The location is good, the layout works, and you’re already picturing yourself moving in.
The natural next step? Make an offer.
But here’s the truth: in Finland, an offer is not just a handshake. Once it’s accepted, it’s legally binding. That means you need to be absolutely sure of what you’re getting into before you sign your name on that paper.
And it’s not just about the apartment itself. When you buy in Finland, you’re also buying into the housing cooperative (taloyhtiö) – with its board, financials, and future renovation projects. On top of that, the exact terms of your offer can protect you… or leave you exposed.
That’s why I always tell my clients: before making an offer, slow down and check these key points first.
1. Understand the cooperative’s finances
When you buy a home in a housing company, you’re not just paying for your apartment. You’re also responsible for a portion of the cooperative as a whole.
Check that the housing cooperative’s finances are in order, i.e. income covers costs, at least in the long run. If the cooperative has no buffer and it needs to collect extraordinary rounds of charges from the shareholders, it has probably been budgeting to optimistically. This might indicate you will have to pay more charges in the long run than you probably think.
2. Look out for upcoming renovations
The biggest hidden cost in Finnish housing is future renovations.
Even if the cooperative’s financial situation looks solid today, major renovations – like the pipes (putkiremontti) or façades and balconies — can cost several tens of thousands of euros per apartment.
Always check what renovations you have to expect in the longer run, even if they are not mentioned in the cooperative’s 5 year outlook. Also check this blog post.
3. Know your negotiating power
The asking price is rarely the final price for house.
Especially right now, with housing prices in Helsinki still falling, buyers have much more room to negotiate.
But only if you know what to leverage.
Upcoming renovations aren’t just risks – they’re also powerful negotiation tools.
Pointing out future costs can help you bring the price down significantly in your offer
4. The terms of your offer matter
In Finland, once an offer is accepted, it’s binding — you can’t just walk away without a valid condition in place. That’s why the details of your offer are just as important as the price.

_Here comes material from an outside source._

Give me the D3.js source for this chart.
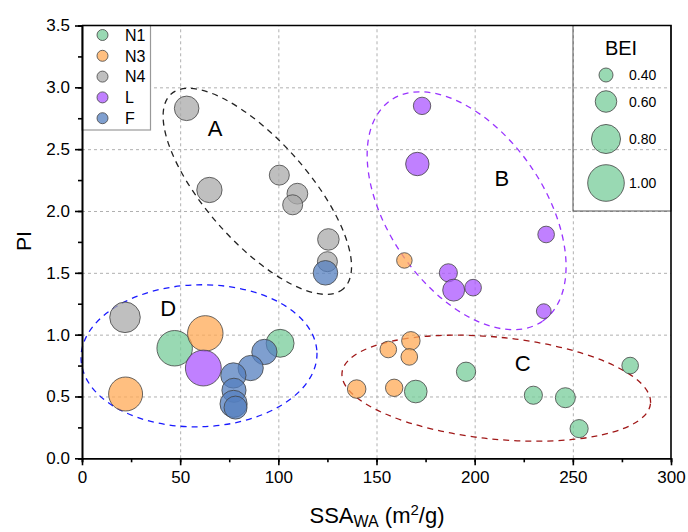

Some key points to think about:
- Vacation (key handover date)
- Validity period: how long your offer is binding (usually 1 day).
- Conditions (ehdot): these are your “safety nets.” Without them, you may be stuck.
5. Use conditions to protect yourself
Foreigners often don’t realize how critical offer conditions are. They give you the right to walk away if something unexpected comes up.
Typical conditions include:
- Financing condition: your bank must approve the loan before the purchase is binding.
- Condition to sell own house first
- Technical inspection condition: the deal depends on a professional inspection (makes sense only with detached houses)
Without the right conditions, you may end up buying a property you can’t finance or that comes with unpleasant surprises.
6. Penalty
Normally, each purchase offer includes a clause stating that if the seller accepts the offer, either party must pay a penalty of about 4% of the purchase price if they back out before signing the sales deed.
Final thought
Making an offer in Finland is about so much more than liking the house.
It’s about understanding the cooperative you’re buying into – its finances, future renovations, the terms of your house offer, and your negotiating power with both the seller and the bank.
Get this right, and you’ll not only avoid costly mistakes but very likely secure a better purchase price.